Building and climbing a Chemical Ladder

A recent post by Jake Vanderplas described Word Ladders, and gave me an idea. A Word Ladder is a game developed by Lewis Carroll that involves converting one word into another one letter at a time, while passing through only valid words. For example, to convert MAD into HAT, a valid word ladder would be MAD->MAT->HAT or MAD->HAD->HAT.

Here I propose the term Chemical Ladder for a Word Ladder that is restricted to chemical names. For example, try converting from Barbamate to Carbazide in 4 steps only using valid chemical names. Or from Anginine to Arsonite.

So, how did I come up with these examples? Well, NextMove Software’s CaffeineFix can do chemical spelling correction based on a dictionary (or grammar). The spelling suggestions provided by CaffeineFix are substitutions, deletions and insertions, but if we consider just the 1-letter substitutions, this is exactly the transformation needed to build a word ladder, e.g.
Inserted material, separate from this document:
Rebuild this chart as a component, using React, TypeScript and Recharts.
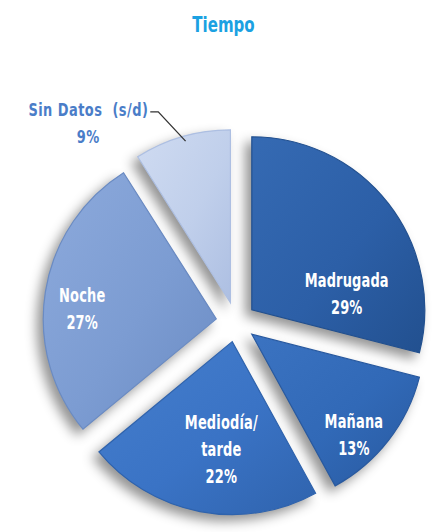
import React from 'react';
import { PieChart, Pie, Cell, Sector } from 'recharts';

// ---- data ----
const categories = ['Madrugada', 'Mañana', 'Mediodía/tarde', 'Noche', 'Sin Datos (s/d)'];
const values = [29, 13, 22, 27, 9];
const labelLines = [['Madrugada'], ['Mañana'], ['Mediodía/', 'tarde'], ['Noche'], ['Sin Datos  (s/d)']];
const title = 'Tiempo';

// ---- styles / layout ----
const sliceLight = ['#356ab3', '#3b73c1', '#467fcd', '#8daadc', '#cfdbf1'];
const sliceBase = ['#2c5fa7', '#3169b7', '#3a73c5', '#7c9cd2', '#c0cfeb'];
const sliceDark = ['#22508f', '#28599f', '#2f63ad', '#6a8bc3', '#adbfe2'];
const labelColors = ['#ffffff', '#ffffff', '#ffffff', '#ffffff', '#4a7dc8'];
// label placement: radius factor (of outer radius) and angle offset from mid angle
const labelPlace = [
  { r: 0.557, a: -27.9 },
  { r: 0.826, a: -6.6 },
  { r: 0.625, a: 5 },
  { r: 0.777, a: 4.7 },
  { r: 1.328, a: 22 },
];
const EXPLODE = 20;
const LINE_H = 27;
const SQUEEZE = 0.76;
const FONT = "'DejaVu Sans Condensed', 'DejaVu Sans', sans-serif";

const chartData = categories.map((name, i) => ({ name, value: values[i] }));

const RAD = Math.PI / 180;
const polar = (cx: number, cy: number, r: number, angle: number) => ({
  x: cx + r * Math.cos(-angle * RAD),
  y: cy + r * Math.sin(-angle * RAD),
});

function renderSlice(props: any) {
  const { cx, cy, outerRadius, startAngle, endAngle, midAngle, index, value } = props;
  const c = polar(cx, cy, EXPLODE, midAngle);
  const place = labelPlace[index];
  const anchor = polar(c.x, c.y, outerRadius * place.r, midAngle + place.a);
  const lines = [...labelLines[index], `${value}%`];
  const n = lines.length;
  const isOutside = index === 4;
  let leader: React.ReactNode = null;
  if (isOutside) {
    const p1 = polar(c.x, c.y, outerRadius * 0.97, midAngle - 0.7);
    const p2 = polar(c.x, c.y, outerRadius * 1.18, midAngle + 4.5);
    leader = (
      <polyline
        points={`${p1.x},${p1.y} ${p2.x},${p2.y} ${p2.x - 8},${p2.y}`}
        fill="none"
        stroke="#333"
        strokeWidth={1.3}
      />
    );
  }
  return (
    <g>
      <defs>
        <linearGradient id={`slg${index}`} x1="0" y1="0" x2="1" y2="1">
          <stop offset="0%" stopColor={sliceLight[index]} />
          <stop offset="55%" stopColor={sliceBase[index]} />
          <stop offset="100%" stopColor={sliceDark[index]} />
        </linearGradient>
      </defs>
      <g style={{ filter: 'drop-shadow(-6px 6px 6px rgba(0,0,0,0.42))' }}>
        <Sector
          cx={c.x}
          cy={c.y}
          innerRadius={0}
          outerRadius={outerRadius}
          startAngle={startAngle}
          endAngle={endAngle}
          fill={`url(#slg${index})`}
          stroke={sliceDark[index]}
          strokeWidth={1.2}
        />
      </g>
      {leader}
      <text
        transform={`translate(${anchor.x},${anchor.y}) scale(${isOutside ? 0.8 : SQUEEZE},1)`}
        textAnchor="middle"
        fontFamily={FONT}
        fontWeight="bold"
        fontSize={isOutside ? 18 : 19}
        letterSpacing={isOutside ? 0.6 : 0.2}
        fill={labelColors[index]}
      >
        {lines.map((t, i) => (
          <tspan key={i} x={0} y={(i - (n - 1) / 2) * LINE_H + 7} style={{ whiteSpace: 'pre' }}>
            {t}
          </tspan>
        ))}
      </text>
    </g>
  );
}

export default function App() {
  return (
    <div style={{ position: 'absolute', left: 0, top: 0, width: 436, height: 532, background: '#fff' }}>
      <svg width={436} height={50} style={{ position: 'absolute', left: 0, top: 0 }}>
        <text
          transform={`translate(223.5,32) scale(${SQUEEZE},1)`}
          textAnchor="middle"
          fontFamily={FONT}
          fontWeight="bold"
          fontSize={22}
          fill="#1ba1e2"
        >
          {title}
        </text>
      </svg>
      <div style={{ position: 'absolute', left: 0, top: 0 }}>
        <PieChart width={436} height={532} margin={{ top: 0, right: 0, bottom: 0, left: 0 }}>
          <Pie
            data={chartData}
            dataKey="value"
            nameKey="name"
            cx={236}
            cy={322}
            innerRadius={0}
            outerRadius={173}
            startAngle={90}
            endAngle={-270}
            stroke="none"
            label={renderSlice}
            labelLine={false}
            isAnimationActive={false}
          >
            {chartData.map((d) => (
              <Cell key={d.name} fill="transparent" />
            ))}
          </Pie>
        </PieChart>
      </div>
    </div>
  );
}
>>> from caffeinefix import CaffeineFix
>>> cf = CaffeineFix("mydictionary.cfx")
>>> list(cf.suggest("azite"))
["azote", "azine"]

To begin with I downloaded the list of synonyms from PubChem, and filtered to remove database identifiers and various other cruft. I compiled these into a CaffeineFix dictionary, and edited the suggest method to just return substitutions (suggest_substitutions in the code below). The code shown below then uses the suggested substitutions for each chemical name to create a graph that I visualised to identify Chemical Ladders (see example below). A longer version of the code could be written to identify the Chemical Ladders more automatically.

Just in case any highly-respected and discerning chemistry society wants to include Chemical Ladders in its weekly or monthly magazine, I’ve decided not to include the full output of the program in this blogpost, apart from the image above. What do you think? Could this be the next ChemDoku?

from collections import defaultdict

from caffeinefix import CaffeineFix

def difference(a, b):
    for i, (d, e) in enumerate(zip(a,b)):
        if d != e:
            return i

def nearest(name):
    suggestions = list(cf.suggest_substitutions(name))
    suggestions.remove(name)
    return (name, suggestions)

replacements = [("0", "zero"), ("%", "PERCENT"), ("+", "PLUS"), ("4", "FOUR"),
                ("7", "SEVEN"), ("9", "NINE"), ("6", "SIX"), ("8", "EIGHT"),
                (")", "RBRACKET"), ("'", "APOSTROPHE"), ("@", "AT"),
                ("}", "RBRACKETB"), ("{", "LBRACKETB"), (":", "COLON"),
                ("/", "FSLASH"), (".", "PERIOD"), ("&", "AMPERSAND"),
                ("^", "CIRCUMFLEX"), ("[", "LBRACKETC"), ("]", "RBRACKETC"),
                ("|", "PIPE"), (";", "SEMICOLON")]

def fix(name):
    name = name.replace("-", "_").replace("1", "one").replace("2", "two").replace("3", "three").replace("5", "five").replace(",", "_").replace("?", "Q").replace("(", "LB").replace(" ", "SPACE")
    for x, y in replacements:
        name = name.replace(x, y)
    return name

if __name__ == "__main__":
    cf = CaffeineFix(r"C:\Tools\LargeData\PubChem_Synonyms\pubchem.cfx")
    names = [x.strip() for x in open(r"C:\Tools\LargeData\PubChem_Synonyms\lowercase_sorted_uniq.txt", "r") if x.rstrip()
             and len(x) == 10]
    results = map(nearest, names)

    output = open("wordladder_10.txt", "w")
    output.write("graph graphname {\n")

    for x, y in results:
        if len(y) > 1:
            collate = defaultdict(list)
            for w in y:
                collate[difference(x, w)].append(w)
            if len(collate) > 1:
                for v in collate.values():
                    output.write('%s [label="%s"];\n' % (fix(x), x))
                    for z in v:
                        output.write("%s -- %s\n" % (fix(x), fix(z)))
                        output.write('%s [label="%s"];\n' % (fix(z), z))

    output.write("}\n")
    output.close()

Note: A couple of people have asked why are there two edges for only some of the connections in the graph. This would be the case if I retained all of the original edges, as if A is a spelling correction of B, then B is a spelling correction of A. However, since a word ladder can only exist if a node in the graph has at least two connections, I filter out all those cases where a node has only a single connection (otherwise you end up with a lot of ‘word ladders’ composed of just two words). So, if I have A->B, B->(A, C), C->(B, D), D->C, then A->B and D->C will be removed, and the graph will be A-B=C-D.